Contradicting the notion that Bitcoin’s fixed supply of 21 million will inevitably drive price growth over time, Blanch argues BTC’s price is driven by supply and demand — asserting that because the supply is fixed, fluctuating demand is the only thing driving the price.
Blanch also dismissed the idea that Bitcoin is a safe haven asset. “Bitcoin has also become correlated to risk assets, it is not tied to inflation, and remains exceptionally volatile, making it impractical as a store of wealth or payments mechanism,” the Bank of America researcher stated.
“As such, the main portfolio argument for holding Bitcoin is not diversification, stable returns, or inflation protection, but rather sheer price appreciation, a factor that depends on Bitcoin demand outpacing supply.”
Given many investors are mainly concerned with returns, Bitcoin’s track record of appreciation as the best performing asset over the past ten years may see them dismiss such criticisms.
However, perceptions about Bitcoin’s negative environmental impact may pose a threat to increasing corporate and institutional adoption, as it conflicts with the ‘triple bottom line’ accounting that climate conscious shareholders are increasingly focused on.
BoA states that Bitcoin has a higher carbon footprint than any other human activity in terms of dollar-for-dollar inflows, with the report estimating that Bitcoin’s energy usage has grown more than 200% in the past two years and is now comparable to the Netherlands, Greece and the Czech Republic.
While Bitcoiners often cite figures suggesting that between 39% and 76% of Bitcoin mining uses renewable energy, BoA’s report asserts that in fact three quarters of BTC mining occurs in China where more than half of electricity is produced by coal. Further, it states half of all Chinese mining occurs in Xinjiang province where 80% of power comes from coal.
(This ignores the seasonal migration of miners to Sichuan to take advantage of cheap hydroelectric power during the rainy season. Coinshares estimates that it’s actually miners in the Sichuan province that account for 50%-66% of global hashrate.)
BoA states that rising prices drive up mining difficulty which inexorably adds to Bitcoin mining’s carbon output.
“The rising complexity of the system creates ultimately a vicious environmental cycle of rising prices, rising hashpower, rising energy consumption and, ultimately, rising CO2 emissions.”
BoA calculated that a $1 billion investment in Bitcoin produces the same carbon emissions as 1.2 million petrol powered cars over the course of a year — which means Tesla’s $1.5 billion investment is equivalent to adding 1.8 million petrol powered cars onto the roads each year, undermining the electric car maker’s environmental credentials.

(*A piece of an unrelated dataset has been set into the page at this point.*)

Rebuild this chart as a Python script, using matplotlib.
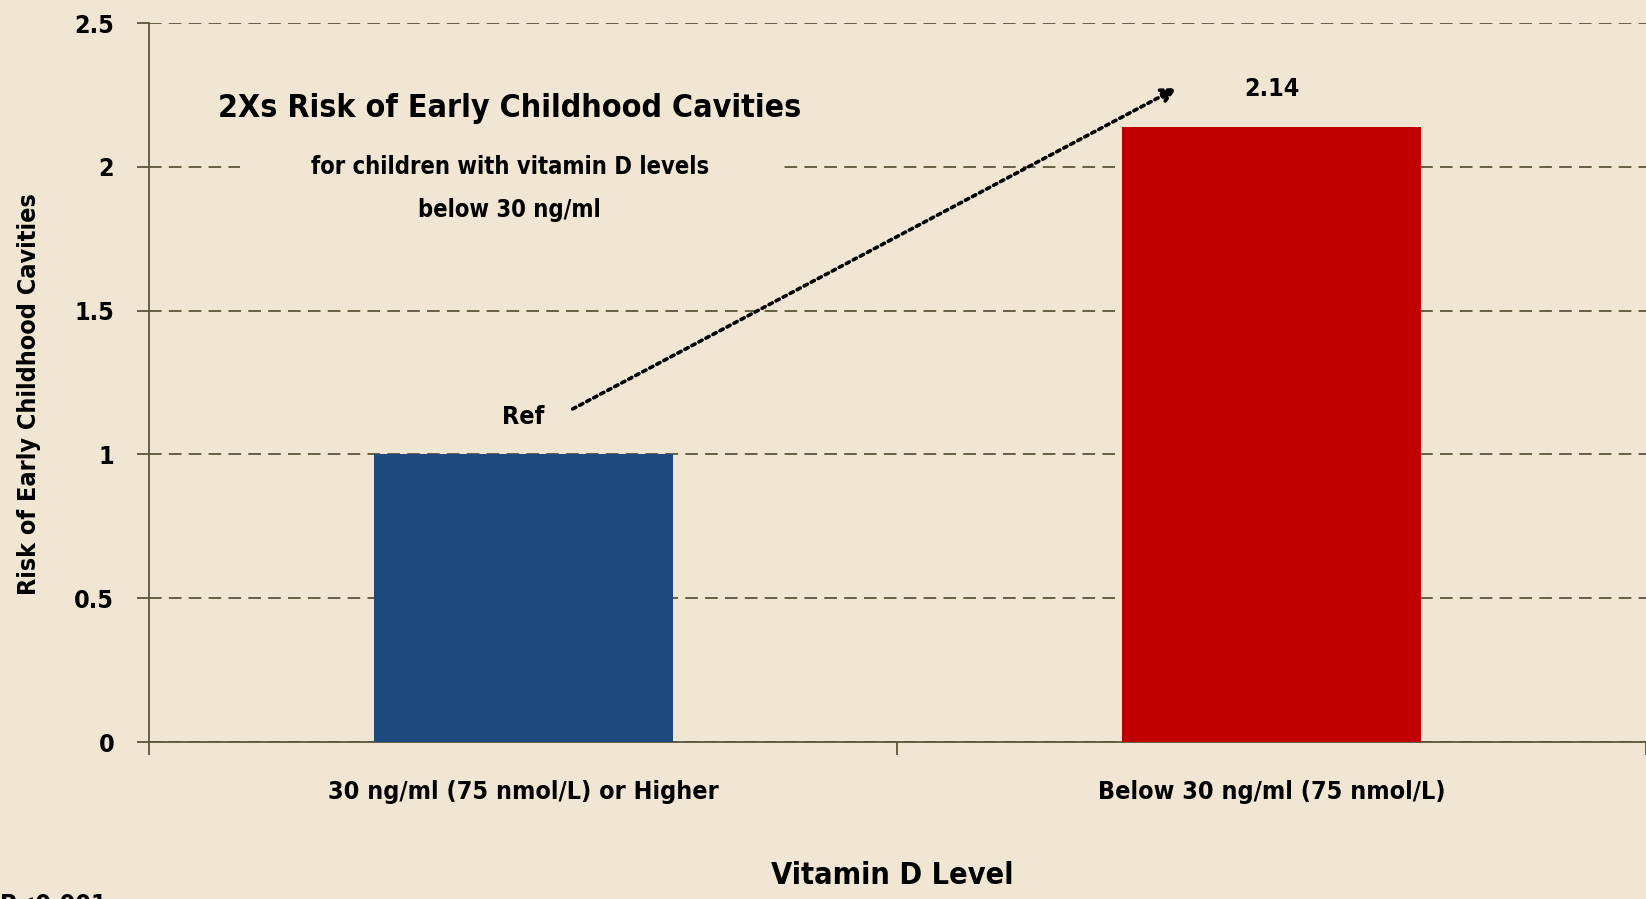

And retail ‘wholecoiners’ weren’t spared from environmental blame with the analyst claiming: “A single Bitcoin purchase at a price of ~$50,000 has a carbon footprint of 270 tons, the equivalent of 60 ICE [petrol] cars.”
Leaving no criticism alone, Blanch also noted 181 companies faced risks linked to Bitcoin around “money laundering, corruption, bribery, fraud, and breaches of data privacy” and that Central Bank Digital Currencies also pose tremendous long term threats to Bitcoin.

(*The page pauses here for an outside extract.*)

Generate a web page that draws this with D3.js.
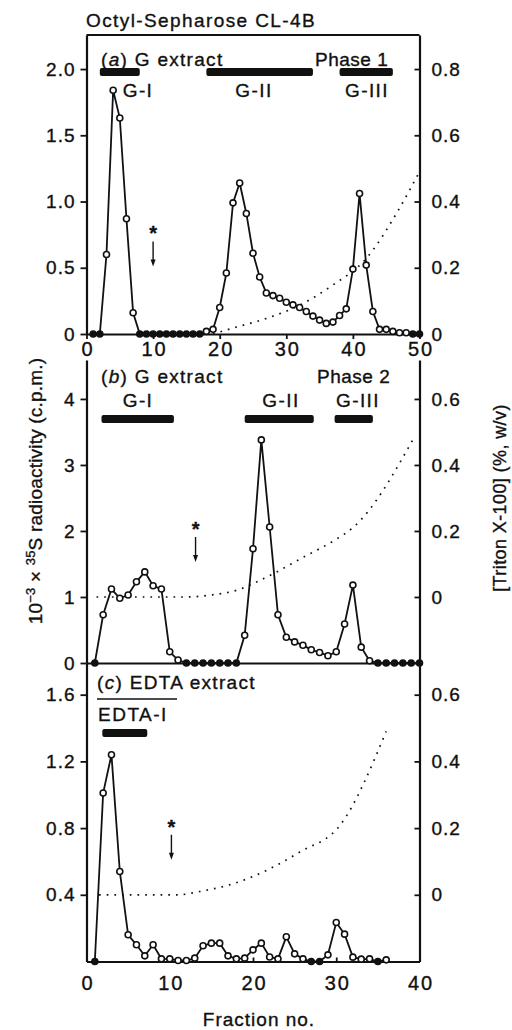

It’s worth noting the BoA report is the view of a single analyst and opinions vary within large organizations. Even at the overall pro-Bitcoin Goldman Sachs, some divisions have made similar criticisms of Bitcoin, while other divisions talk up Bitcoin as the future.
It’s clients may also disagree with the analysis. Bank of America’s January fund manager survey found that going ‘long Bitcoin’ was the ‘most crowded trade’ of the month.